Warner Bros. is earmarking some $160 million for the Tom Hanks film “The Polar Express,” a high-tech digital adaptation of the popular children’s book due in November 2004. “Pitch Black” was made for $25 million and grossed an unremarkable $39 million. But Universal believed that within it lay a potential new franchise, and the studio is starting production on a $110-million sequel slated for next summer.
With so much invested in a film’s production budget, the studios are compelled to spend another fortune -- often $50 million and more -- on marketing.
“The danger is over-saturation, not the cost of the picture,” says Moritz Borman, whose Intermedia Films financed “Terminator 3” and then auctioned off distribution rights to Warner Bros. and Sony. “You are spending more and more and more on advertising.”
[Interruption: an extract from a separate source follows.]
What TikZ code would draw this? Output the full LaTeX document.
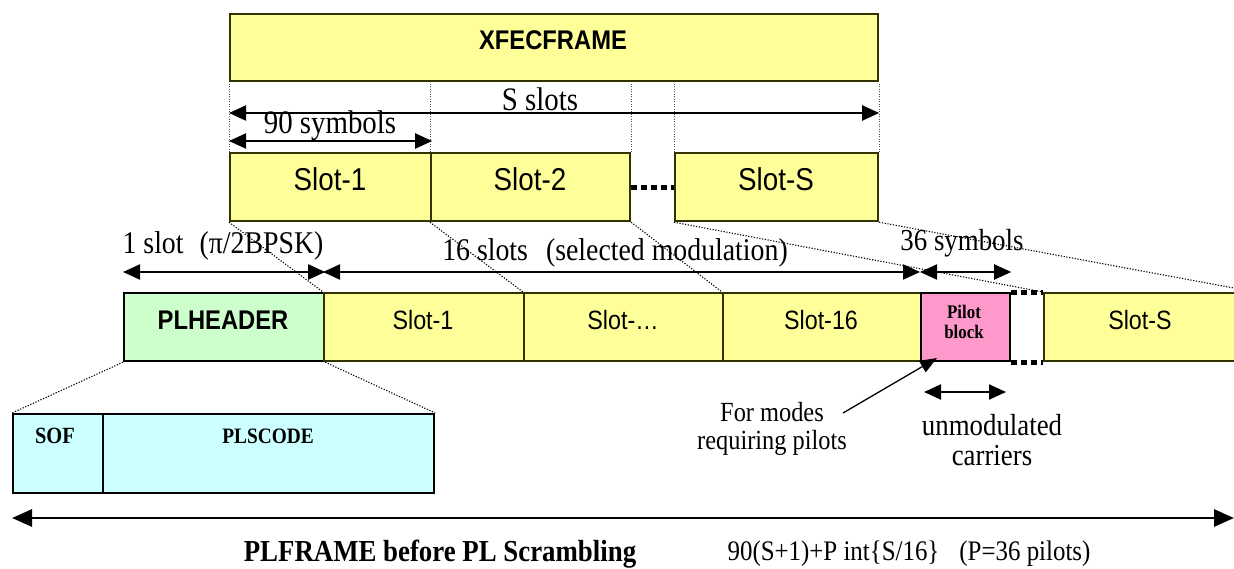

That’s not the only worry. Profit-participation deals often mean the studios don’t get to keep every dollar that comes through the door.
In the case of “Bad Boys 2,” a steep 30% of Sony’s revenue will be split among director Michael Bay, producer Jerry Bruckheimer and stars Will Smith and Martin Lawrence, all of whom actually cut their fees to make the film. Sony also is committed to distribute 24% of the gross from its “Charlie’s Angels” sequel to the cast and filmmakers.
Still, “the T-shirts and the DVDs and the videos will pay for the film,” predicts Nancy Juvonen, who produced “Charlie’s Angels.”
For all the break-the-bank spending, there still is a budget line that even the studios aren’t willing to cross. An early budget for a new movie based on “Superman” was budgeted at a heart-stopping $260 million. Horn said he would not make the movie for more than $200 million, and the project is on hold.
Next year’s “Peter Pan” movie originally was budgeted at $140 million. Revolution Studios moved production from Los Angeles to Australia, eliminated any big-name casting and trimmed about 10% of the screenplay and visual effects. “All we ever talk about at the studio is how we manage costs -- every meeting, every day,” says Sony Pictures Vice Chairwoman Amy Pascal, whose studio is co-financing “Peter Pan.”
Thrifty MGM, whose big summer movie is July’s “Legally Blonde” sequel, also held costs down on that film, even though star Reese Witherspoon earned $15 million -- more than half the budget of the $22-million first film -- for the $45-million follow-up. “We don’t have to do $100 million or $200 million just to make a good return,” McGurk says. “Our scorecard is profitability, not market share.”
Then there is Robert Rodriguez, who seems to inhabit a tight-budget world of his own among top filmmakers. His first “Spy Kids” movie cost $36 million and was a huge hit, grossing $112.7 million in 2001. But his next sequel cost only $3 million more, and July’s “Spy Kids 3-D: Game Over” also will cost just $39 million, even though 90% of the film is in 3-D.
“I just have a whole different philosophy,” says Rodriguez, who performs an array of jobs on his films, including sound mixer and costume designer. “I use having less money to force me to come up with better ideas. And when you spend less money, you don’t have somebody looking over your shoulder. You are more like a child finger-painting. You do whatever you want. And that’s how your movie gets energy and life.
“Studio movies have gotten so out of control budget-wise,” Rodriguez says. “And they are much more limited in the kind of movies they can make. They would rather make ‘Bad Boys 2’ than an original idea.”